In this current passage in Exodus, we have the elders of Israel being told by Moses how exactly the blood of the lamb is to be transferred to the doorposts of their houses. The attention to detail is impressive to say the least. The people were to use a “bunch of hyssop” (an aromatic herb) and dip it in the blood lying in the basin the lamb was in and then use the soaked hyssop to spread or smear the blood on the posts. In addition, no one from the household was to go outside after that until the morning. Both these latter instructions are new in the sense that Moses did not record God telling him about them. So, we have a choice. We can believe God did tell Moses earlier and he neglected to write that down when he was recording what God had said, or Moses added them himself as further explanations at the time he was passing the instructions to the elders, perhaps being proactive in anticipating the questions the elders, and later the people, might have. That is, “How do we get the blood on the posts?” and “What do we do after that? Can we go outside and see what’s happening?” I prefer the former option although once again we must say, “we don’t know”. I hope by now, you are getting one of the key messages I have been trying to get across over and over – there are many things that we do not know for sure, so why even try to pretend we do? Unfortunately many do and cause more harm to the body of Christ than one could imagine.
It is, however, interesting to wonder as to why they were not to go outside after they applied the blood? I have a friend on one of the social media networks I use who likes to always look for the modern-day spiritual application of much of what we read in Scripture, regardless of its location in the Bible. Jane would be pleased to note that keeping her in mind, I surmise that one could (I say ‘could’) make a connection between the fact that once God saves us through the blood of Christ, He does not want us checking out ‘the world out there’ out of curiosity as Lot’s wife did when she looked back at the burning Sodom and Gomorrah and then she turned into a pillar of salt. The idea is similar. [This is not to say we are to avoid the ‘world’ – it is just to say that we are not to pursue it out of Christianity. One example that comes to mind is the feeling I have often had of going to a “palm-reader” as I walk by their flashing neon signs in our city. My rationale is “let’s just see how accurate they would be about my past and present; I won’t even ask about my future.” But I know and my wife reminds me how wrong that would be for many have taken that route and fallen to the Enemy. God forbid we should pursue the world out of curiosity. Eve did it once. Millions have followed. May we stand strong.]
Again, Moses passes on to the elders the fact that it was mandatory that this whole night was to be observed as a memorial going forward once they “entered the land which God will give you”. There was no doubt in Moses’ mind that God would lead them to the Promised Land. And that was so much an integrate part of Moses’ belief system, that he had no difficulty passing on God’s demand that the Israelites explain the meaning of this rite to their children when they ask about it.

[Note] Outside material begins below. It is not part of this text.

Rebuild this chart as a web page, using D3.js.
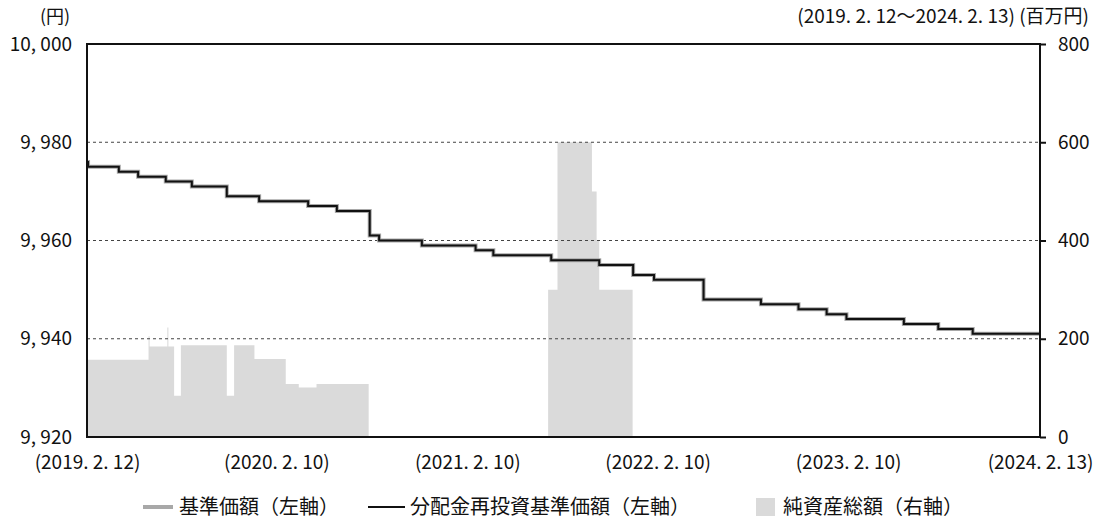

And it appears that the elders and the people they shared the instructions with also believed it, for they “bowed and worshipped” and then they went and did as they were told – exactly as God had commanded Moses and Aaron. They had heard the testimony of two men to whom God had spoken. The elders accepted that testimony. And the congregation of Israel obeyed as they followed the instructions word for word. I cannot help but think what a beautiful picture of living a life of obedience as an individual and as a body of people that represents: A people of God, facing difficulties, having full trust in their God to deliver them, and listening to their leaders who had heard directly from two witnesses that God had spoken to.